▼▼▼

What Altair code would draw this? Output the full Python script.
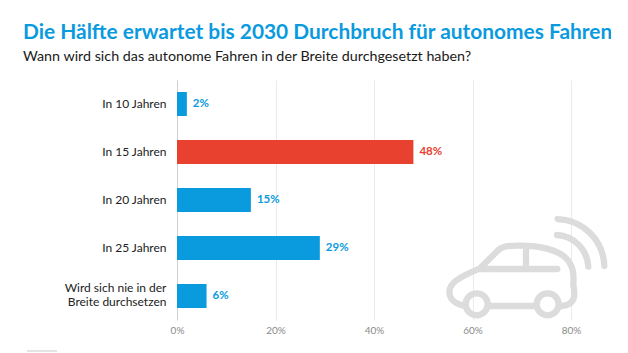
import altair as alt
import pandas as pd

categories = ["In 10 Jahren", "In 15 Jahren", "In 20 Jahren", "In 25 Jahren", "Wird sich nie in der\nBreite durchsetzen"]
values = [2, 48, 15, 29, 6]
colors = ["#0a9ade", "#e8412f", "#0a9ade", "#0a9ade", "#0a9ade"]
value_labels = ["2%", "48%", "15%", "29%", "6%"]
x_ticks = [0, 20, 40, 60, 80]

FONT = "Lato"
df = pd.DataFrame({"cat": categories, "val": values, "col": colors, "lab": value_labels})

CAR = ("M-185 107C-210 100 -227 90 -227 65C-227 40 -200 22 -135 -5L-85 -55C-70 -72 -50 -73 -25 -73"
       "C30 -75 110 -65 135 -20C150 5 145 30 145 45C150 70 155 105 110 108"
       "M-103 108L30 108"
       "M-112 103A33 33 0 1 1 -178 103A33 33 0 1 1 -112 103"
       "M101 103A33 33 0 1 1 35 103A33 33 0 1 1 101 103"
       "M-135 -3L97 -3M3 -60L3 -3"
       "M98 -153A145 145 0 0 1 238 -12"
       "M96 -105A100 100 0 0 1 190 -10")

y = alt.Y("cat:N", sort=categories, title=None,
          scale=alt.Scale(paddingInner=0.5, paddingOuter=0.25),
          axis=alt.Axis(labelExpr="split(datum.label, '\\n')", ticks=False, domain=True,
                        domainColor="#cfcfcf", domainWidth=1, labelPadding=11, labelFont=FONT,
                        labelFontSize=12, labelColor="#222222", labelLineHeight=14, grid=False,
                        labelOffset={"condition": {"test": "indexof(datum.label, '\\n') >= 0", "value": -8}, "value": 0}))
x = alt.X("val:Q", title=None,
          scale=alt.Scale(domain=[0, 80], nice=False),
          axis=alt.Axis(values=x_ticks, labelExpr="datum.value + '%'", ticks=False, domain=False,
                        grid=True, gridColor="#ebebeb", gridWidth=1, labelPadding=5, labelFont=FONT,
                        labelFontSize=10, labelColor="#8a8a8a", labelFlush=False))

bars = alt.Chart(df).mark_bar(cornerRadius=0).encode(
    x=x, y=y, color=alt.Color("col:N", scale=None))
labels = alt.Chart(df).mark_text(align="left", baseline="middle", dx=6, font=FONT,
                                 fontWeight="bold", fontSize=11.5).encode(
    x="val:Q", y=alt.Y("cat:N", sort=categories), text="lab:N", color=alt.Color("col:N", scale=None))
car = alt.Chart(df.head(1)).mark_point(shape=CAR, filled=False, stroke="#dcdcdc", strokeWidth=6.3,
                                       strokeCap="round", size=0.444, opacity=1).encode(
    x=alt.value(348), y=alt.value(190))
stub = alt.Chart(df.head(1)).mark_rule(color="#e4e4e4", strokeWidth=2, clip=False).encode(
    x=alt.value(-150), x2=alt.value(-120), y=alt.value(271))

chart = alt.layer(bars, labels, car, stub).properties(
    width=394, height=240, background="white",
    padding={"left": 169, "top": 72, "right": 40, "bottom": 33},
    autosize=alt.AutoSizeParams(type="none"),
    title=alt.TitleParams(
        "Die Hälfte erwartet bis 2030 Durchbruch für autonomes Fahren",
        subtitle="Wann wird sich das autonome Fahren in der Breite durchgesetzt haben?",
        anchor="start", frame="group", dx=-154, offset=16, font=FONT, fontSize=20.9, fontWeight="bold",
        color="#0a9ade", subtitleFont=FONT, subtitleFontSize=14.3, subtitleColor="#1a1a1a", subtitlePadding=7),
).configure_view(strokeWidth=0)

chart.save("out.html", embed_options={"renderer": "svg", "actions": False})
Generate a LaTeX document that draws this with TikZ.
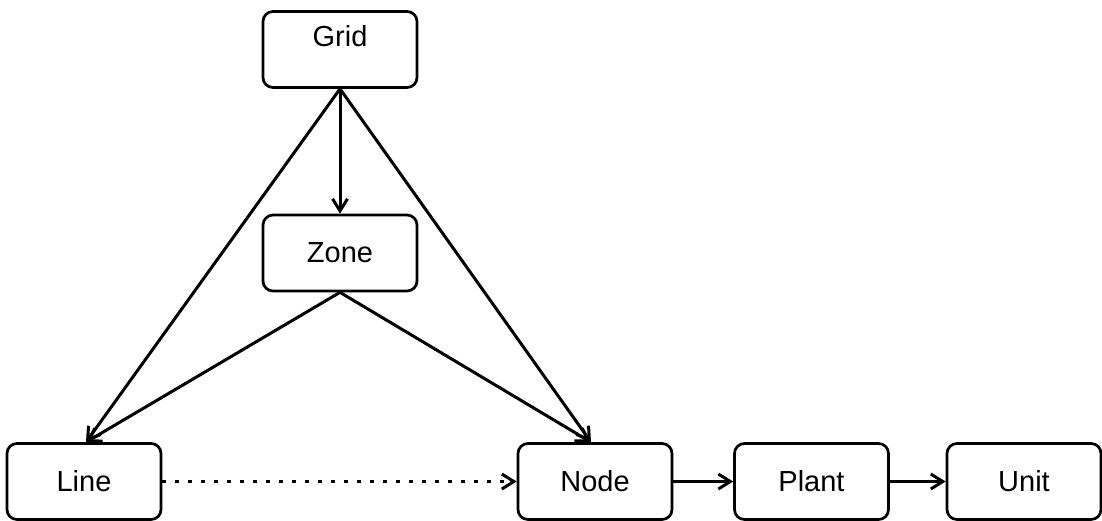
\documentclass[tikz,border=0pt]{standalone}
\usepackage{fontspec}
\setmainfont{Liberation Sans}
\usetikzlibrary{arrows.meta}
\tikzset{
  box/.style={draw, line width=2.7pt, rounded corners=10pt, minimum width=154pt,
    minimum height=76pt, inner sep=0pt, font=\fontsize{29}{34}\selectfont},
  lbl/.style={inner sep=0pt, font=\fontsize{29}{34}\selectfont},
  link/.style={line width=3pt, -{Straight Barb[length=12pt,width=15pt,line width=3pt]}},
  dottedlink/.style={link, dash pattern=on 4pt off 9pt},
}
\begin{document}
\begin{tikzpicture}[x=1pt,y=-1pt]
  \useasboundingbox (0,0) rectangle (1102,520);
  % boxes
  \node[box] (grid) at (340,49.5) {};
  \node[lbl, anchor=base] (gridtxt) at (340,46.5) {Grid};
  \node[box] (zone) at (340,253) {Zone};
  \node[box] (line) at (84,481.5) {Line};
  \node[box] (nd) at (595,481.5) {Node};
  \node[box] (plant) at (811.5,481.5) {Plant};
  \node[box] (unit) at (1024,481.5) {Unit};
  % connectors
  \draw[link] (grid.south) -- (zone.north);
  \draw[link] (grid.south) -- ([xshift=2pt]line.north);
  \draw[link] (grid.south) -- ([xshift=-4pt]nd.north);
  \draw[link] (zone.south) -- ([xshift=2pt]line.north);
  \draw[link] (zone.south) -- ([xshift=-4pt]nd.north);
  \draw[dottedlink] (line.east) -- (nd.west);
  \draw[link] (nd.east) -- (plant.west);
  \draw[link] (plant.east) -- (unit.west);
\end{tikzpicture}
\end{document}
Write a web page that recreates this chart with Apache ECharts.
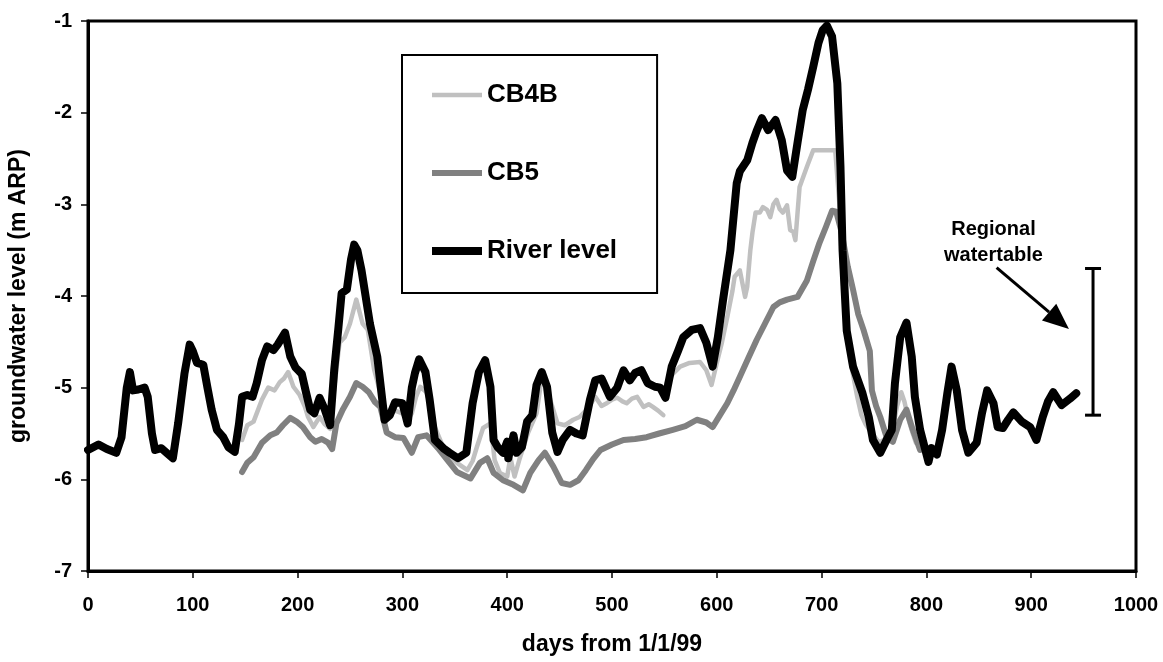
<!DOCTYPE html>
<html>
<head>
<meta charset="utf-8">
<script src="https://cdn.jsdelivr.net/npm/echarts@6/dist/echarts.min.js"></script>
<style>
  html, body { margin: 0; padding: 0; background: #fff; }
  #chart { width: 1163px; height: 662px; }
</style>
</head>
<body>
<div id="chart"></div>
<script>
// Groundwater levels in two bores and the river stage, days counted from 1 Jan 1999
const seriesNames = ['CB4B', 'CB5', 'River level'];

const xTicks = [0, 100, 200, 300, 400, 500, 600, 700, 800, 900, 1000];
const yTicks = [-7, -6, -5, -4, -3, -2, -1];

const riverDays = [0, 10, 18, 27, 32, 37, 40, 43, 48, 54, 57, 61, 64, 70, 76, 81, 86, 92, 97, 100,
  104, 110, 114, 118, 123, 129, 134, 140, 144, 147, 152, 157, 161, 166, 171, 177, 181, 188, 193, 198,
  204, 208, 212, 216, 221, 226, 231, 235, 239, 242, 247, 251, 254, 257, 261, 269, 276, 283, 288, 293,
  300, 305, 309, 312, 316, 322, 326, 331, 339, 345, 353, 361, 367, 373, 379, 384, 387, 391, 396, 400,
  401, 406, 409, 414, 419, 424, 428, 433, 438, 443, 448, 453, 460, 466, 472, 479, 484, 490, 498, 505,
  511, 517, 522, 528, 534, 541, 546, 551, 557, 563, 568, 576, 584, 590, 596, 601, 606, 613, 619, 622,
  629, 634, 638, 643, 649, 656, 662, 667, 672, 677, 682, 687, 692, 697, 701, 705, 710, 715, 718, 720,
  724, 730, 739, 745, 749, 756, 762, 767, 770, 775, 781, 786, 789, 794, 799, 802, 805, 810, 815, 820,
  824, 829, 834, 840, 848, 853, 858, 864, 868, 873, 878, 883, 891, 899, 905, 911, 916, 921, 929, 937, 943];
const riverLevel = [-5.68, -5.62, -5.67, -5.71, -5.54, -5.0, -4.83, -5.03, -5.02, -5.0, -5.1, -5.5, -5.68, -5.66, -5.72, -5.77, -5.39, -4.85, -4.53, -4.6,
  -4.73, -4.75, -5.0, -5.24, -5.46, -5.54, -5.65, -5.70, -5.4, -5.10, -5.08, -5.1, -4.95, -4.70, -4.55, -4.59, -4.53, -4.40, -4.66, -4.78,
  -4.85, -5.05, -5.24, -5.28, -5.11, -5.24, -5.41, -4.8, -4.34, -3.97, -3.93, -3.6, -3.44, -3.5, -3.72, -4.3, -4.66, -5.35, -5.3, -5.16,
  -5.17, -5.39, -5.0, -4.84, -4.69, -4.83, -5.13, -5.57, -5.66, -5.71, -5.77, -5.71, -5.17, -4.83, -4.70, -4.99, -5.57, -5.65, -5.71, -5.59,
  -5.77, -5.52, -5.71, -5.65, -5.37, -5.30, -4.97, -4.83, -4.99, -5.49, -5.70, -5.57, -5.46, -5.5, -5.52, -5.13, -4.92, -4.90, -5.10, -5.0,
  -4.81, -4.92, -4.84, -4.81, -4.95, -4.99, -5.0, -5.11, -4.77, -4.6, -4.45, -4.37, -4.35, -4.51, -4.77, -4.45, -4.04, -3.50, -2.77, -2.64,
  -2.52, -2.33, -2.2, -2.06, -2.19, -2.08, -2.30, -2.63, -2.70, -2.33, -1.97, -1.75, -1.50, -1.24, -1.1, -1.05, -1.17, -1.68, -2.59, -3.5,
  -4.38, -4.77, -5.06, -5.32, -5.57, -5.71, -5.57, -5.46, -4.95, -4.45, -4.29, -4.66, -5.10, -5.46, -5.68, -5.81, -5.66, -5.73, -5.46, -5.06,
  -4.77, -5.03, -5.46, -5.71, -5.60, -5.28, -5.03, -5.17, -5.43, -5.44, -5.35, -5.27, -5.37, -5.43, -5.57, -5.32, -5.15, -5.05, -5.19, -5.12, -5.06];

// CB4B has a gap in the record near day 550 (null breaks the line)
const cb4bDays = [147, 152, 158, 162, 166, 172, 178, 183, 187, 191, 196, 202, 207, 210, 215, 221, 226, 231, 235, 240,
  245, 250, 256, 262, 267, 273, 279, 285, 293, 300, 305, 309, 313, 317, 323, 327, 331, 339, 345, 352,
  362, 367, 371, 377, 384, 388, 393, 400, 403, 407, 412, 420, 428, 434, 441, 448, 455, 463, 469, 476,
  484, 490, 495, 500, 505, 510, 514, 519, 524, 530, 535, 539, 544, 549, 550,
  552, 558, 565, 574, 584, 590, 595, 600, 605, 610, 615, 617, 622, 627, 629, 632, 634, 637, 641, 644,
  648, 651, 654, 657, 660, 663, 667, 670, 673, 675, 679, 686, 692, 713, 717, 720, 724, 729, 734, 738,
  742, 748, 755, 762, 768, 772, 776, 779, 783, 787, 790];
const cb4bLevel = [-5.57, -5.41, -5.37, -5.25, -5.13, -5.00, -5.03, -4.94, -4.9, -4.83, -4.99, -5.08, -5.21, -5.32, -5.43, -5.32, -5.4, -5.45, -5.0, -4.51,
  -4.45, -4.3, -4.04, -4.3, -4.37, -4.8, -5.06, -5.28, -5.25, -5.28, -5.35, -5.28, -5.1, -4.99, -5.05, -5.2, -5.43, -5.65, -5.75, -5.82,
  -5.90, -5.8, -5.65, -5.44, -5.39, -5.79, -5.93, -5.97, -5.76, -5.97, -5.77, -5.49, -5.28, -4.81, -5.13, -5.39, -5.41, -5.35, -5.32, -5.24,
  -5.10, -5.2, -5.17, -5.13, -5.11, -5.15, -5.17, -5.12, -5.10, -5.21, -5.18, -5.21, -5.25, -5.30, null,
  -4.95, -4.85, -4.77, -4.73, -4.72, -4.81, -4.97, -4.73, -4.5, -4.23, -3.94, -3.79, -3.72, -4.01, -3.9, -3.50, -3.31, -3.09, -3.09, -3.03,
  -3.06, -3.14, -3.0, -2.95, -3.05, -3.09, -3.01, -3.28, -3.3, -3.39, -2.81, -2.59, -2.41, -2.41, -3.0, -3.8, -4.4, -4.8, -5.1, -5.3,
  -5.4, -5.5, -5.6, -5.55, -5.45, -5.2, -5.05, -5.15, -5.35, -5.5, -5.6];

const cb5Days = [147, 152, 158, 166, 174, 180, 186, 193, 199, 205, 212, 217, 223, 229, 233, 237, 243, 250, 256, 262,
  268, 274, 279, 285, 293, 301, 309, 315, 323, 334, 343, 352, 365, 374, 381, 387, 396, 406, 415, 422,
  430, 436, 444, 452, 460, 468, 475, 482, 489, 500, 511, 522, 533, 545, 558, 570, 581, 590, 596, 603,
  610, 616, 622, 630, 638, 646, 654, 660, 667, 677, 686, 692, 698, 704, 710, 714, 719, 725, 730, 735,
  740, 746, 748, 752, 756, 762, 768, 775, 781, 787, 794];
const cb5Level = [-5.92, -5.82, -5.76, -5.60, -5.52, -5.49, -5.41, -5.33, -5.37, -5.43, -5.54, -5.59, -5.56, -5.60, -5.67, -5.39, -5.24, -5.10, -4.95, -4.99,
  -5.05, -5.16, -5.21, -5.49, -5.54, -5.55, -5.71, -5.54, -5.52, -5.66, -5.79, -5.92, -5.99, -5.82, -5.77, -5.93, -6.01, -6.06, -6.12, -5.93,
  -5.79, -5.71, -5.86, -6.04, -6.06, -6.01, -5.9, -5.78, -5.68, -5.62, -5.57, -5.56, -5.54, -5.5, -5.46, -5.42, -5.35, -5.38, -5.43, -5.3,
  -5.17, -5.03, -4.88, -4.68, -4.48, -4.3, -4.12, -4.07, -4.04, -4.01, -3.83, -3.62, -3.42, -3.25, -3.07, -3.08, -3.3, -3.68, -3.93, -4.2,
  -4.37, -4.6, -5.03, -5.2, -5.32, -5.54, -5.59, -5.35, -5.24, -5.46, -5.68];

// Regional watertable band: day, lower level, upper level
const watertableDay = 959;
const watertableLow = -5.3;
const watertableHigh = -3.7;
const watertableLabel = ['Regional', 'watertable'];
// Arrow pointing at the band (day, level pairs) and label anchor
const arrowFrom = [867, -3.69];
const arrowTo = [936, -4.36];
const labelAt = [864, -3.42];

const zip = (xs, ys) => xs.map((x, i) => [x, ys[i]]);

const FONT = 'Liberation Sans, Arial, sans-serif';
const LINE_COLORS = ['#c0c0c0', '#808080', '#000000'];
const LINE_WIDTHS = [4.5, 6, 8];

const chart = echarts.init(document.getElementById('chart'));

// legend keys: flat bars whose thickness follows each series' line width
const legendData = seriesNames.map((name, i) => ({
  name: name,
  icon: 'path://M0,0H50V' + LINE_WIDTHS[i] + 'H0Z',
  itemStyle: { color: LINE_COLORS[i], borderWidth: 0 }
}));

const axisText = { fontFamily: FONT, fontSize: 20, fontWeight: 'bold', color: '#000' };
const nameText = { fontFamily: FONT, fontSize: 23, fontWeight: 'bold', color: '#000' };

function lineSeries(i, days, levels, z) {
  return {
    name: seriesNames[i], type: 'line', data: zip(days, levels),
    showSymbol: false, symbol: 'none', connectNulls: false, z: z,
    lineStyle: { color: LINE_COLORS[i], width: LINE_WIDTHS[i], cap: 'round', join: 'round' },
    itemStyle: { color: LINE_COLORS[i] }
  };
}

chart.setOption({
  backgroundColor: '#ffffff',
  animation: false,
  grid: {
    left: 88, right: 27, top: 21, bottom: 91,
    containLabel: false, outerBoundsMode: 'none',
    show: true, borderColor: '#000', borderWidth: 3, backgroundColor: '#fff'
  },
  legend: {
    data: legendData,
    orient: 'vertical',
    left: 402, top: 55,
    padding: [27, 40, 29, 30],
    itemWidth: 50, itemHeight: 26, itemGap: 52,
    symbolKeepAspect: true,
    borderColor: '#000', borderWidth: 2, backgroundColor: '#fff',
    textStyle: { fontFamily: FONT, fontSize: 26, fontWeight: 'bold', color: '#000' }
  },
  xAxis: {
    type: 'value',
    min: xTicks[0], max: xTicks[xTicks.length - 1], interval: 100,
    name: 'days from 1/1/99',
    nameLocation: 'middle', nameGap: 62,
    nameTextStyle: nameText,
    axisLine: { show: true, lineStyle: { color: '#000', width: 3 } },
    axisTick: { show: true, inside: false, length: 7, lineStyle: { color: '#000', width: 1.5 } },
    axisLabel: Object.assign({ margin: 24, formatter: v => String(v) }, axisText),
    splitLine: { show: false }
  },
  yAxis: {
    type: 'value',
    min: yTicks[0], max: yTicks[yTicks.length - 1], interval: 1,
    name: 'groundwater level (m ARP)',
    nameLocation: 'middle', nameGap: 58, nameRotate: 90,
    nameTextStyle: nameText,
    axisLine: { show: true, lineStyle: { color: '#000', width: 3 } },
    axisTick: { show: true, inside: false, length: 7, lineStyle: { color: '#000', width: 1.5 } },
    axisLabel: Object.assign({ margin: 16, formatter: v => String(v) }, axisText),
    splitLine: { show: false }
  },
  series: [
    lineSeries(0, cb4bDays, cb4bLevel, 2),
    lineSeries(1, cb5Days, cb5Level, 3),
    lineSeries(2, riverDays, riverLevel, 4),
    {
      name: 'watertable', type: 'custom', z: 5, silent: true,
      data: [[watertableDay, watertableLow, watertableHigh]],
      renderItem: function (params, api) {
        const top = api.coord([api.value(0), api.value(2)]);
        const bot = api.coord([api.value(0), api.value(1)]);
        const cap = 8;
        const a = api.coord(arrowFrom);
        const b = api.coord(arrowTo);
        const ang = Math.atan2(b[1] - a[1], b[0] - a[0]);
        const headLen = 26, headHalf = 11;
        const base = [b[0] - headLen * Math.cos(ang), b[1] - headLen * Math.sin(ang)];
        const p1 = [base[0] + headHalf * Math.sin(ang), base[1] - headHalf * Math.cos(ang)];
        const p2 = [base[0] - headHalf * Math.sin(ang), base[1] + headHalf * Math.cos(ang)];
        const lbl = api.coord(labelAt);
        const stroke = { stroke: '#000', lineWidth: 3 };
        return {
          type: 'group',
          children: [
            { type: 'line', shape: { x1: top[0], y1: top[1], x2: bot[0], y2: bot[1] }, style: stroke },
            { type: 'line', shape: { x1: top[0] - cap, y1: top[1], x2: top[0] + cap, y2: top[1] }, style: stroke },
            { type: 'line', shape: { x1: bot[0] - cap, y1: bot[1], x2: bot[0] + cap, y2: bot[1] }, style: stroke },
            { type: 'line', shape: { x1: a[0], y1: a[1], x2: base[0], y2: base[1] }, style: stroke },
            { type: 'polygon', shape: { points: [b, p1, p2] }, style: { fill: '#000' } },
            {
              type: 'text',
              style: {
                x: lbl[0], y: lbl[1], text: watertableLabel.join('\n'),
                align: 'center', verticalAlign: 'middle', lineHeight: 26,
                font: 'bold 20px ' + FONT, fill: '#000'
              }
            }
          ]
        };
      }
    }
  ]
});
</script>
</body>
</html>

▲▲▲

Repeat exactly the stretch of lines that opens with the line containing "Write a web" and closes with the line containing "const yTicks = [-7, -6, -5, -4, -3, -2, -1];". Leave the pictures out, and add nothing.

*Task output:*
Write a web page that recreates this chart with Apache ECharts.
<!DOCTYPE html>
<html>
<head>
<meta charset="utf-8">
<script src="https://cdn.jsdelivr.net/npm/echarts@6/dist/echarts.min.js"></script>
<style>
  html, body { margin: 0; padding: 0; background: #fff; }
  #chart { width: 1163px; height: 662px; }
</style>
</head>
<body>
<div id="chart"></div>
<script>
// Groundwater levels in two bores and the river stage, days counted from 1 Jan 1999
const seriesNames = ['CB4B', 'CB5', 'River level'];

const xTicks = [0, 100, 200, 300, 400, 500, 600, 700, 800, 900, 1000];
const yTicks = [-7, -6, -5, -4, -3, -2, -1];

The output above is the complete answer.